Abstract

In recent years, there has been an increasing trend in supply chains to employ a “control tower” approach to improve supply chain performance. One such strategy is customer-managed inventory (CMI) in which the customer (the downstream party) controls the inventory of the supplier (the upstream party). However, the optimal design of the inventory control policy and the required incentive structure for CMI has not been fully explored in the related literature. In this paper, we develop a two-echelon model consisting of a supplier and a customer that captures the interaction between both decision makers. Analysis of this model indicates that achieving the potential benefits of CMI requires suitable incentive mechanisms to be put in place.
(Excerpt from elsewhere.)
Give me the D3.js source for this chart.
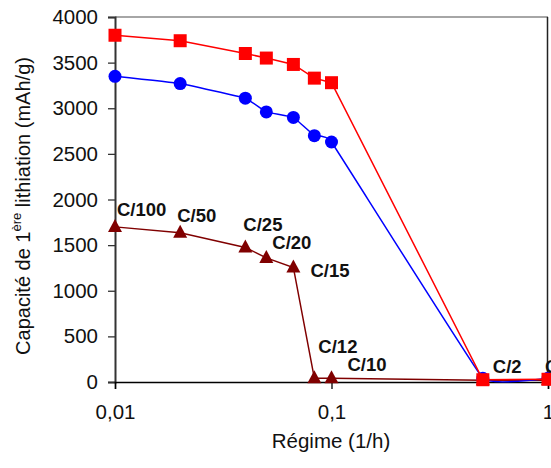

The two-echelon inventory system model, however, does not give closed-form solutions, which are required to generate an optimal solution to the inventory control and incentive problem. To address this challenge, we propose an approximate model, which decouples the two-echelon model into two newsvendor-type models with each party operating a single-echelon system. This approximate model requires the introduction of additional cost parameters so that the decoupled model captures the cost implications of supplier shortages in the original two-echelon model. By developing appropriate values for these cost parameters, the approximate model yields near optimal results. Analysis of the solution reveals important operational factors that determine which environments are conducive for CMI and conditions for Pareto improvement of all stakeholders. This paper was accepted by Jayashankar Swaminathan, operations management. Supplemental Material: The online appendix and data files are available at https://doi.org/10.1287/mnsc.2021.03658 .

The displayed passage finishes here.